Route Briefing: Boston to Rhodes
Rhodes doesn't get nearly enough attention from American travelers, which makes this route from Boston one of the more rewarding long-haul investments you can make. Yes, you're looking at around fourteen and a half hours of travel with a connection, but the payoff is landing on an island that genuinely feels like stepping into another era — one where crusader knights built fortress walls that still stand, and the Aegean glitters just beyond them.
The flight itself connects through major Central European hubs — Frankfurt, Zurich, or Vienna — with Lufthansa, Swiss International Air Lines, and Austrian Airlines handling the bulk of traffic on this route. These are reliable carriers with solid European hub operations, and the connection actually works in your favor: it breaks up a long journey and gives you a chance to stretch your legs somewhere like Frankfurt before the shorter hop south into the Mediterranean.

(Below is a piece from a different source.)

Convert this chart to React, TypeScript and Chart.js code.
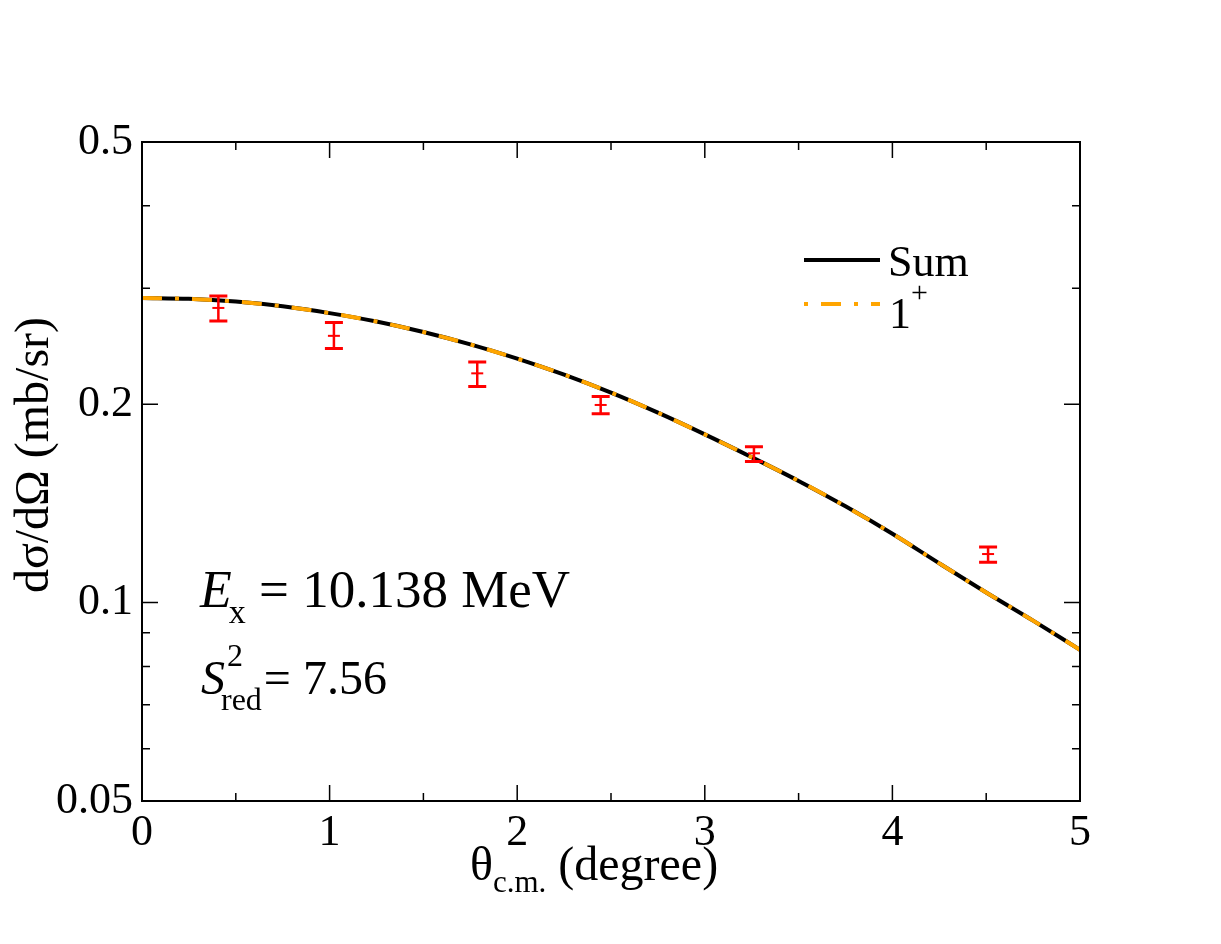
import React, { useEffect, useRef } from "react";
import { Chart, registerables } from "chart.js";

Chart.register(...registerables);

// ---- data ----
const curveTheta = [0, 0.25, 0.5, 0.75, 1, 1.25, 1.5, 1.75, 2, 2.25, 2.5, 2.75, 3, 3.25, 3.5, 3.75, 4, 4.25, 4.5, 4.75, 5];
const sumValues = [0.29, 0.2891, 0.2863, 0.2816, 0.275, 0.267, 0.2574, 0.2465, 0.2346, 0.2218, 0.2083, 0.1942, 0.18, 0.1662, 0.153, 0.14, 0.1272, 0.1147, 0.1036, 0.0939, 0.0848];
const onePlusValues = [0.29, 0.2891, 0.2863, 0.2816, 0.275, 0.267, 0.2574, 0.2465, 0.2346, 0.2218, 0.2083, 0.1942, 0.18, 0.1662, 0.153, 0.14, 0.1272, 0.1147, 0.1036, 0.0939, 0.0848];

const expTheta = [0.407, 1.023, 1.787, 2.445, 3.262, 4.51];
const expValue = [0.28, 0.254, 0.2228, 0.1995, 0.1685, 0.1185];
const expLow = [0.2675, 0.243, 0.2127, 0.1934, 0.1637, 0.1151];
const expHigh = [0.292, 0.266, 0.2319, 0.2054, 0.1724, 0.1215];

const xMajorTicks = [0, 1, 2, 3, 4, 5];
const xMinorTicks = [0.5, 1.5, 2.5, 3.5, 4.5];
const yMajorTicks = [0.05, 0.1, 0.2, 0.5];
const yMinorTicks = [0.06, 0.07, 0.08, 0.09, 0.3, 0.4];

const seriesNames = ["Sum", "1"];
const xTitle = ["θ", "c.m.", " (degree)"];
const yTitle = "dσ/dΩ (mb/sr)";
const exLabel = ["E", "x", " = 10.138 MeV"];
const sLabel = ["S", "2", "red", "= 7.56"];

const FONT = "'Liberation Serif', 'Times New Roman', Times, serif";
const ORANGE = "#FFA500";
const RED = "#FF0000";
const DASH = [20, 13, 4, 13];

const overlayPlugin = {
  id: "overlay",
  afterDatasetsDraw(chart: any) {
    const { ctx } = chart;
    const x = chart.scales.x;
    const y = chart.scales.y;
    ctx.save();
    ctx.strokeStyle = RED;
    for (let i = 0; i < expTheta.length; i++) {
      const px = x.getPixelForValue(expTheta[i]);
      const pl = y.getPixelForValue(expLow[i]);
      const ph = y.getPixelForValue(expHigh[i]);
      ctx.lineWidth = 2.5;
      ctx.beginPath();
      ctx.moveTo(px, pl);
      ctx.lineTo(px, ph);
      ctx.stroke();
      ctx.lineWidth = 3;
      ctx.beginPath();
      ctx.moveTo(px - 9, pl);
      ctx.lineTo(px + 9, pl);
      ctx.moveTo(px - 9, ph);
      ctx.lineTo(px + 9, ph);
      ctx.stroke();
    }
    ctx.restore();
  },
  afterDraw(chart: any) {
    const { ctx, chartArea } = chart;
    const x = chart.scales.x;
    const y = chart.scales.y;
    const { left, right, top, bottom } = chartArea;
    ctx.save();
    // frame
    ctx.strokeStyle = "#000";
    ctx.lineWidth = 2;
    ctx.strokeRect(left, top, right - left, bottom - top);
    // ticks (inward, all sides)
    ctx.lineWidth = 1.5;
    const MAJ = 16;
    const MIN = 8;
    ctx.beginPath();
    const xt = (vals: number[], len: number) => {
      vals.forEach((v) => {
        const p = x.getPixelForValue(v);
        ctx.moveTo(p, bottom);
        ctx.lineTo(p, bottom - len);
        ctx.moveTo(p, top);
        ctx.lineTo(p, top + len);
      });
    };
    const yt = (vals: number[], len: number) => {
      vals.forEach((v) => {
        const p = y.getPixelForValue(v);
        ctx.moveTo(left, p);
        ctx.lineTo(left + len, p);
        ctx.moveTo(right, p);
        ctx.lineTo(right - len, p);
      });
    };
    xt(xMajorTicks, MAJ);
    xt(xMinorTicks, MIN);
    yt(yMajorTicks, MAJ);
    yt(yMinorTicks, MIN);
    ctx.stroke();

    ctx.fillStyle = "#000";
    ctx.textBaseline = "alphabetic";
    ctx.textAlign = "left";

    // legend
    ctx.lineCap = "butt";
    ctx.lineWidth = 4;
    ctx.strokeStyle = "#000";
    ctx.beginPath();
    ctx.moveTo(804, 260);
    ctx.lineTo(880, 260);
    ctx.stroke();
    ctx.strokeStyle = ORANGE;
    ctx.setLineDash([4, 13, 20, 13]);
    ctx.beginPath();
    ctx.moveTo(804, 304);
    ctx.lineTo(880, 304);
    ctx.stroke();
    ctx.setLineDash([]);
    ctx.font = `44px ${FONT}`;
    ctx.fillText(seriesNames[0], 888, 276);
    ctx.fillText(seriesNames[1], 889, 328);
    ctx.font = `30px ${FONT}`;
    ctx.fillText("+", 911, 302);

    // annotation E_x
    ctx.font = `italic 52px ${FONT}`;
    ctx.fillText(exLabel[0], 200, 607);
    let w = ctx.measureText(exLabel[0]).width;
    ctx.font = `34px ${FONT}`;
    ctx.fillText(exLabel[1], 200 + w - 3, 623);
    w += ctx.measureText(exLabel[1]).width - 3;
    ctx.font = `53px ${FONT}`;
    ctx.fillText(exLabel[2], 200 + w, 607);

    // annotation S^2_red
    ctx.font = `italic 48px ${FONT}`;
    ctx.fillText(sLabel[0], 201, 694);
    const ws = ctx.measureText(sLabel[0]).width;
    ctx.font = `32px ${FONT}`;
    ctx.fillText(sLabel[1], 201 + ws + 2, 666);
    ctx.fillText(sLabel[2], 201 + ws - 4, 710);
    const wr = ctx.measureText(sLabel[2]).width;
    ctx.font = `48px ${FONT}`;
    ctx.fillText(sLabel[3], 201 + ws - 2 + wr, 694);

    // x title
    ctx.font = `48px ${FONT}`;
    const w0 = ctx.measureText(xTitle[0]).width;
    const w2 = ctx.measureText(xTitle[2]).width;
    ctx.font = `31px ${FONT}`;
    const w1 = ctx.measureText(xTitle[1]).width;
    const total = w0 + w1 + w2;
    const sx = 594 - total / 2;
    ctx.font = `48px ${FONT}`;
    ctx.fillText(xTitle[0], sx, 880);
    ctx.font = `31px ${FONT}`;
    ctx.fillText(xTitle[1], sx + w0, 892);
    ctx.font = `48px ${FONT}`;
    ctx.fillText(xTitle[2], sx + w0 + w1, 880);

    // y title
    ctx.save();
    ctx.translate(48, 455);
    ctx.rotate(-Math.PI / 2);
    ctx.textAlign = "center";
    ctx.font = `48px ${FONT}`;
    ctx.fillText(yTitle, 0, 0);
    ctx.restore();

    ctx.restore();
  },
};

export default function App() {
  const ref = useRef<HTMLCanvasElement | null>(null);
  useEffect(() => {
    if (!ref.current) return;
    const chart = new Chart(ref.current, {
      type: "line",
      data: {
        datasets: [
          {
            type: "scatter",
            label: "data",
            data: expTheta.map((t, i) => ({ x: t, y: expValue[i] })),
            pointStyle: "line",
            radius: 6,
            borderColor: RED,
            backgroundColor: RED,
            borderWidth: 2,
            order: 0,
          } as any,
          {
            label: "1+",
            data: curveTheta.map((t, i) => ({ x: t, y: onePlusValues[i] })),
            borderColor: ORANGE,
            borderWidth: 4,
            borderDash: DASH,
            pointRadius: 0,
            cubicInterpolationMode: "monotone",
            fill: false,
            order: 1,
          },
          {
            label: "Sum",
            data: curveTheta.map((t, i) => ({ x: t, y: sumValues[i] })),
            borderColor: "#000",
            borderWidth: 4,
            pointRadius: 0,
            cubicInterpolationMode: "monotone",
            fill: false,
            order: 2,
          },
        ],
      },
      options: {
        animation: false,
        responsive: false,
        maintainAspectRatio: false,
        layout: { padding: { left: 0, top: 142, right: 141, bottom: 0 } },
        plugins: { legend: { display: false }, tooltip: { enabled: false } },
        scales: {
          x: {
            type: "linear",
            min: 0,
            max: 5,
            grid: { display: false, drawTicks: false },
            border: { display: false },
            afterBuildTicks: (s: any) => {
              s.ticks = xMajorTicks.map((v) => ({ value: v }));
            },
            afterFit: (s: any) => {
              s.height = 143;
            },
            ticks: {
              autoSkip: false,
              maxRotation: 0,
              padding: 6,
              color: "#000",
              font: { family: FONT, size: 44 },
              callback: (v: any) => String(v),
            },
          },
          y: {
            type: "logarithmic",
            min: 0.05,
            max: 0.5,
            grid: { display: false, drawTicks: false },
            border: { display: false },
            afterBuildTicks: (s: any) => {
              s.ticks = yMajorTicks.map((v) => ({ value: v }));
            },
            afterFit: (s: any) => {
              s.width = 142;
            },
            ticks: {
              autoSkip: false,
              padding: 9,
              color: "#000",
              font: { family: FONT, size: 44 },
              callback: (v: any) => String(v),
            },
          },
        },
      },
      plugins: [overlayPlugin],
    });
    return () => chart.destroy();
  }, []);
  return (
    <div style={{ position: "absolute", left: 0, top: 0, width: 1221, height: 944, background: "#fff" }}>
      <canvas ref={ref} width={1221} height={944} />
    </div>
  );
}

On the ground in Rhodes, the Old Town is the undisputed centerpiece. It's one of the best-preserved medieval walled cities in the world, a UNESCO World Heritage Site where the Street of the Knights leads you past centuries of layered history — Byzantine, Ottoman, and Crusader influences all compressed into a walkable labyrinth of cobblestone lanes. Outside the walls, the island opens up into pebble beaches, hilltop villages, and the ancient ruins of Kamiros and Lindos, where an acropolis crowns a clifftop above a whitewashed village. Rhodes earns its reputation.
Peak season runs June through August, when the island is warmest, busiest, and most expensive. If you can travel in late May or September, you'll find the weather still genuinely beautiful, the crowds noticeably thinner, and your money going further on accommodation. For summer travel specifically, booking four to six months ahead is not just a suggestion — it's the difference between a good deal and an expensive scramble. A roundtrip under $700 is a genuinely strong fare on this route; anything over a thousand dollars means you should keep watching prices.
One tip worth holding onto: Rhodes Town has two distinct personalities. The Old Town inside the medieval walls is atmospheric and tourist-facing, while the Neohori neighborhood just outside offers a more local rhythm with everyday tavernas and waterfront cafes that tend to be easier on the wallet. Base yourself somewhere that lets you walk between both, and you'll get the full picture of what makes this island so quietly compelling.